But, first, Senator Feinstein raises a question that -- that I do want to ask you about. How does President Obama put General McChrystal in, say that, "I want you to implement this counterterrorism strategy with a counterinsurgency element, as well," and then not take his recommendations? You served in the military. What are the pressures like right now? And what does General McChrystal do if the president rejects his recommendation?
KEANE: Well, I can't speak for what General McChrystal's, you know, reaction would be to a presidential decision that opposed him. I can say this. I mean, if you're a general on the ground, then you believe that a recommendation you made is the -- is the winning recommendation in terms of strategy that'll accomplish the goals that you've been assigned.
And then you're told that you cannot execute that and ask the troops to go out and do something else that you don't believe will accomplish those goals, that gets very difficult, in terms of a moral dilemma, asking your troops to do something you believe is going to fail.

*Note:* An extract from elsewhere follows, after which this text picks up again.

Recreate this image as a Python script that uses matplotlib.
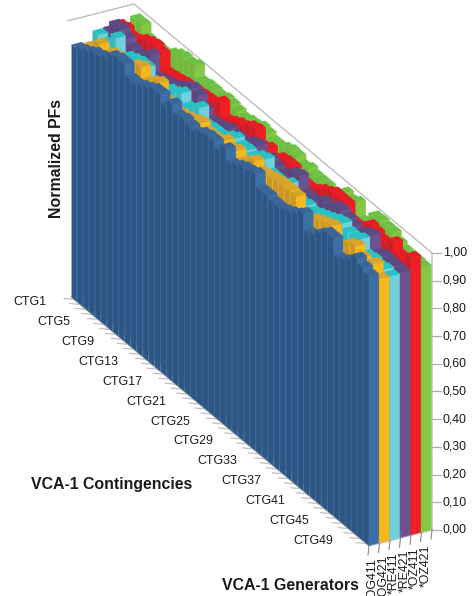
import matplotlib
matplotlib.use("Agg")
import matplotlib.pyplot as plt
from matplotlib.collections import PolyCollection

plt.rcParams['font.family'] = ['Liberation Sans', 'DejaVu Sans']

generators = ["*OG411", "*OG421", "*RE411", "*RE421", "*OZ411", "*OZ421"]
contingencies = ["CTG%d" % (i + 1) for i in range(50)]
z_ticks = [0.0, 0.1, 0.2, 0.3, 0.4, 0.5, 0.6, 0.7, 0.8, 0.9, 1.0]

og411 = [.912, .922, .934, .949, .955, .966, .991, 1.0, 1.0, .962,
         .962, .973, .984, .998, 1.0, .973, 1.0, .973, .98, .973,
         .966, .984, .991, .991, .973, 1.0, .961, .973, .985, .99,
         1.0, .955, .955, .948, .948, .955, .966, .98, 1.0, .944,
         .955, .98, 1.0, 1.0, .944, .955, .973, 1.0, .984, .973]
og421 = [.907, .92, .955, .93, .956, .961, .943, .93, .985, .997,
         .96, .98, .996, .95, .943, .943, .948, .955, .966, .976,
         .96, .96, .967, .985, .973, .984, .961, .98, 1.0, .978,
         .985, .992, .997, 1.0, 1.0, .999, .93, .93, .968, .979,
         .99, 1.0, .946, .955, .987, .999, .975, .964, .99, .953]
re411 = [.943, .93, .94, .986, .93, .951, .961, .969, .969, .93,
         .94, .945, .958, .967, .985, .95, .96, .986, .94, .945,
         .947, .95, .97, .983, .972, .975, .97, .988, .998, .96,
         .96, .96, .981, .95, .95, .956, .95, .96, .97, .98,
         .993, 1.0, .984, .984, .997, .955, .96, .955, .96, .953]
re421 = [.946, .985, .99, .973, .955, .95, .96, .987, .92, .93,
         .937, .946, .96, .978, .992, .985, .95, .928, .934, .94,
         .952, .95, .95, .95, .975, .983, .95, .97, .96, .95,
         .96, .99, .999, .95, .95, .958, .977, .975, .994, 1.0,
         .99, .98, .97, .99, 1.0, .95, .963, .96, .96, .957]
oz411 = [.957, .964, .95, .957, .975, .985, .992, .982, .927, .932,
         .938, .945, .945, .95, .955, .958, .963, .986, .937, .949,
         .962, .968, .987, .994, .949, .963, .94, .962, .967, .967,
         .95, .943, .943, .955, .973, .984, .998, .997, .997, .95,
         .95, .966, .989, .982, .97, .972, 1.0, .97, .96, 1.0]
oz421 = [.94, .985, .986, .95, .95, .95, .95, .97, .985, .993,
         .99, 1.0, .958, .964, .965, .962, .97, .967, .961, .953,
         .961, .964, .975, .97, .959, .96, .971, .98, .978, .96,
         .97, .96, .96, .96, .955, .96, .989, .98, .992, .94,
         .94, .993, .995, .99, .99, .97, .96, .96, .96, .957]
series = [og411, og421, re411, re421, oz411, oz421]

# face colours per generator: front, side, top
colors = [("#3b6fa6", "#2f5682", "#3a6596"),
          ("#f7b81c", "#c9962a", "#d9a42c"),
          ("#70d0dc", "#38b8c0", "#28c2c4"),
          ("#6b5391", "#58467c", "#5c4a84"),
          ("#f01f24", "#c8202a", "#e61c26"),
          ("#84c844", "#72b83e", "#6cc244")]

# oblique projection of the 3d box onto the picture
ORIGIN = (71.0, 297.0)
CTG_STEP = (5.96, 4.98)
GEN_STEP = (10.5, -2.67)
Z_LEN = 277.0
CTG_W = 0.86
GEN_W = 0.94


def proj(g, c, z):
    return (ORIGIN[0] + CTG_STEP[0] * c + GEN_STEP[0] * g,
            ORIGIN[1] + CTG_STEP[1] * c + GEN_STEP[1] * g - Z_LEN * z)


def main():
    fig = plt.figure(figsize=(4.74, 5.96), dpi=100)
    ax = fig.add_axes([0, 0, 1, 1])
    ax.set_xlim(0, 474)
    ax.set_ylim(596, 0)
    ax.axis("off")

    ng = len(generators)
    nc = len(contingencies)

    # back walls, only the outline shows
    ax.plot(*zip(proj(-0.3, 0, 1), proj(ng, 0, 1), proj(ng, nc, 1), proj(ng, nc, 0)),
            color="#b8b8b8", lw=0.9, zorder=1)
    ax.plot(*zip(proj(0, 0, 0), proj(0, nc, 0), proj(ng, nc, 0)),
            color="#b8b8b8", lw=0.9, zorder=1)

    # bars, painted back to front
    polys = []
    faces = []
    for c in range(nc):
        for g in range(ng - 1, -1, -1):
            v = series[g][c]
            g0, g1 = g + (1 - GEN_W) / 2, g + (1 + GEN_W) / 2
            c0, c1 = c + (1 - CTG_W) / 2, c + (1 + CTG_W) / 2
            front, side, top = colors[g]
            polys.append([proj(g0, c0, 0), proj(g0, c1, 0), proj(g0, c1, v), proj(g0, c0, v)])
            faces.append(side)
            polys.append([proj(g0, c1, 0), proj(g1, c1, 0), proj(g1, c1, v), proj(g0, c1, v)])
            faces.append(front)
            polys.append([proj(g0, c0, v), proj(g1, c0, v), proj(g1, c1, v), proj(g0, c1, v)])
            faces.append(top)
    ax.add_collection(PolyCollection(polys, facecolors=faces, edgecolors=faces,
                                     linewidths=0.2, zorder=2))

    # z axis
    for t in z_ticks:
        x, y = proj(ng, nc, t)
        ax.plot([x, x + 9], [y, y], color="#b0b0b0", lw=0.9, zorder=1)
        ax.text(x + 11, y, ("%.2f" % t).replace(".", ","), fontsize=8.9,
                va="center", ha="left", color="#1a1a1a")

    # contingency ticks and labels
    for c in range(nc):
        x, y = proj(0, c + 0.5, 0)
        ax.plot([x - 10, x], [y - 1, y], color="#c0c0c0", lw=0.9, zorder=1)
        if c % 4 == 0:
            ax.text(x - 27, y + 2.5, contingencies[c], fontsize=8.9, va="center",
                    ha="right", color="#1a1a1a")

    # generator ticks and labels
    for g in range(ng + 1):
        x, y = proj(g, nc, 0)
        ax.plot([x, x - 1], [y, y + 9], color="#888888", lw=0.8, zorder=1)
    for g in range(ng):
        x, y = proj(g + 0.5, nc, 0)
        ax.text(x - 1, y + 13, generators[g], rotation=90, fontsize=8.9, va="top",
                ha="center", color="#1a1a1a", clip_on=True)

    ax.text(57, 158, "Normalized PFs", rotation=90, fontsize=11.4, fontweight="bold",
            va="center", ha="center", color="#1a1a1a")
    ax.text(112, 484, "VCA-1 Contingencies", fontsize=11.4, fontweight="bold",
            va="center", ha="center", color="#1a1a1a")
    ax.text(290, 585, "VCA-1 Generators", fontsize=11.4, fontweight="bold",
            va="center", ha="center", color="#1a1a1a")

    fig.savefig("out.png", dpi=100)


if __name__ == "__main__":
    main()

STEPHANOPOULOS: So you resign?
KEANE: That would be up to face that. I mean, that's something personal for every general...
STEPHANOPOULOS: Is that what you would do in that situation?
KEANE: Probably, yes, under those circumstances, yes. But the fact of the matter is, you know, the -- presidents have a right to make decisions, George. And one of the recommendations they get all (ph) from generals. That's -- that's the reality. And the president also has a right to take information from -- from other sources to inform those decisions.
STEPHANOPOULOS: And it -- and it's my understanding that that's actually what's happening inside the White House review right now and that several other options, in addition to what General McChrystal has already put forward, are likely to be generated.
So I want to bring that question back to you, Congressman McGovern. If the president lays out a clear mission, a focused mission on Al Qaida, if he determines the -- and if puts a time limit on that mission, says that we're not going to be there forever, and then -- but also says that we do need some -- 10,000, 12,000, maybe even 20,000 troops to implement that strategy -- what would be wrong with that? And could you go along with it?
MCGOVERN: Well, I'd have to wait and see the details of whatever he comes up with. But, look, nobody's talking about cutting and running in Afghanistan and -- and this notion that if we lessen our military footprint, that somehow the Taliban is going to come back in control, I think, is wrong.
We have been in this war for 8 years. We have spent hundreds of billions of dollars. We have lost a great deal in terms of U.S. blood and treasure already. We have trained their military; we have trained their police.
One of the central problems in Afghanistan right now is you have a government that is corrupt and incompetent. And according to Peter Galbraith, who just got fired by the United Nations for being outspoken, 30 percent of Karzai's vote -- votes are fraudulent. You know, if you don't have good governance at the center of all of this, you can put all the troops you want in there, you can invest all the money you want in there, and it won't make any difference.
STEPHANOPOULOS: Isn't that right, Senator Chambliss?